In the \(x\)-direction, we have \[ \frac{\partial^2 f}{\partial x^2}(0,0) = 2 > 0, \] so the graph is concave up in the \(x\)-direction at \((0,0)\). In the \(y\)-direction, we have \[ \frac{\partial^2 f}{\partial y^2}(0,0) = -2 < 0, \] so the graph is concave down in the \(y\)-direction at \((0,0)\).
In the \(x\)-direction, we have \[ \frac{\partial^2 f}{\partial x^2}(1,1) = 10 > 0, \] so the graph is concave up in the \(x\)-direction at \((1,1)\). In the \(y\)-direction, we have \[ \frac{\partial^2 f}{\partial y^2}(1,1) = 16 > 0, \] so the graph is concave up in the \(y\)-direction at \((1,1)\).

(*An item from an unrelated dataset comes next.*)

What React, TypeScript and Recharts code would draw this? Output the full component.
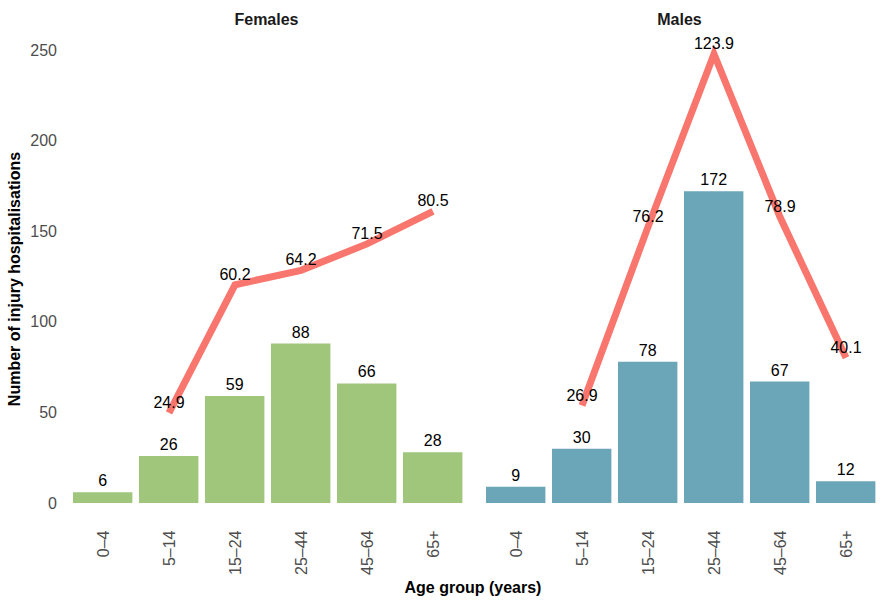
import React from 'react';
import { ComposedChart, Bar, Line, XAxis, YAxis, LabelList } from 'recharts';

const ageGroups = ['0–4', '5–14', '15–24', '25–44', '45–64', '65+'];
const femaleCounts = [6, 26, 59, 88, 66, 28];
const maleCounts = [9, 30, 78, 172, 67, 12];
// rates per 100,000 — no rate published for 0–4
const femaleRates = [null, 24.9, 60.2, 64.2, 71.5, 80.5];
const maleRates = [null, 26.9, 76.2, 123.9, 78.9, 40.1];
const yTicks = [0, 50, 100, 150, 200, 250];

// rates share the count axis at double scale
const RATE_SCALE = 2;
const FONT = '"Liberation Sans", Arial, sans-serif';
const LINE_COLOR = '#F8766D';

const buildRows = (counts: number[], rates: (number | null)[]) =>
  ageGroups.map((age, i) => ({
    age,
    count: counts[i],
    rate: rates[i],
    rateScaled: rates[i] == null ? null : (rates[i] as number) * RATE_SCALE,
  }));

const femaleData = buildRows(femaleCounts, femaleRates);
const maleData = buildRows(maleCounts, maleRates);

const AgeTick = (props: any) => {
  const { x, y, payload } = props;
  return (
    <text
      x={x}
      y={y}
      transform={`rotate(-90, ${x}, ${y})`}
      textAnchor="end"
      dominantBaseline="central"
      fill="#4D4D4D"
      fontSize={16}
      fontFamily={FONT}
    >
      {payload.value}
    </text>
  );
};

const Panel = ({ data, color, showY, width }: { data: any[]; color: string; showY: boolean; width: number }) => (
  <ComposedChart width={width} height={600} data={data} margin={{ top: 31.5, right: 0, bottom: 0, left: 0 }}>
    <XAxis
      dataKey="age"
      height={74.5}
      axisLine={false}
      tickLine={false}
      tickSize={0}
      tickMargin={5}
      interval={0}
      padding={{ left: 8, right: 5 }}
      tick={<AgeTick />}
    />
    <YAxis
      hide={!showY}
      width={62}
      domain={[-12.39, 260.19]}
      ticks={yTicks}
      allowDataOverflow
      axisLine={false}
      tickLine={false}
      tickSize={0}
      tickMargin={5}
      tick={{ fill: '#4D4D4D', fontSize: 16, fontFamily: FONT }}
    />
    <Bar dataKey="count" fill={color} barSize={59.4} isAnimationActive={false}>
      <LabelList dataKey="count" position="top" offset={6} fill="#000" fontSize={16} fontFamily={FONT} />
    </Bar>
    <Line
      dataKey="rateScaled"
      stroke={LINE_COLOR}
      strokeWidth={7}
      dot={false}
      activeDot={false}
      isAnimationActive={false}
    >
      <LabelList dataKey="rate" position="top" offset={5} fill="#000" fontSize={16} fontFamily={FONT} />
    </Line>
  </ComposedChart>
);

const boldText: React.CSSProperties = {
  position: 'absolute',
  fontFamily: FONT,
  fontWeight: 'bold',
  fontSize: 16,
  color: '#1A1A1A',
  whiteSpace: 'nowrap',
};

export default function App() {
  return (
    <div style={{ position: 'absolute', left: 0, top: 0, width: 890, height: 600, background: '#fff' }}>
      <div style={{ position: 'absolute', left: 0, top: 0 }}>
        <Panel data={femaleData} color="#A0C67C" showY width={471} />
      </div>
      <div style={{ position: 'absolute', left: 475, top: 0 }}>
        <Panel data={maleData} color="#6BA5B8" showY={false} width={409} />
      </div>
      <div style={{ ...boldText, left: 62, width: 409, top: 11, textAlign: 'center' }}>Females</div>
      <div style={{ ...boldText, left: 475, width: 409, top: 11, textAlign: 'center' }}>Males</div>
      <div style={{ ...boldText, color: '#000', left: 62, width: 822, top: 579, textAlign: 'center' }}>Age group (years)</div>
      <div
        style={{
          ...boldText,
          color: '#000',
          left: 15,
          top: 278.5,
          transform: 'translate(-50%, -50%) rotate(-90deg)',
        }}
      >
        Number of injury hospitalisations
      </div>
    </div>
  );
}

Since the first-order partial derivatives are both zero, you know that the tangent plane to the graph of \(f\) at \((x_0,y_0)\) is horizontal. Since the second-order partial derivatives are both positive, you also know that the graph of \(f\) is concave up in both the \(x\)-direction and the \(y\)-direction at \((x_0,y_0)\). So you might believe that the graph of \(f\) has a local minimum at \((x_0,y_0)\). Congratulations if you got this far. However, you’d be wrong! It’s not enough to check the concavity in the \(x\)- and \(y\)-directions, you need to check the concavity in all directions. For that, however, you need the so-called Hessian matrix, which we’ll get to later.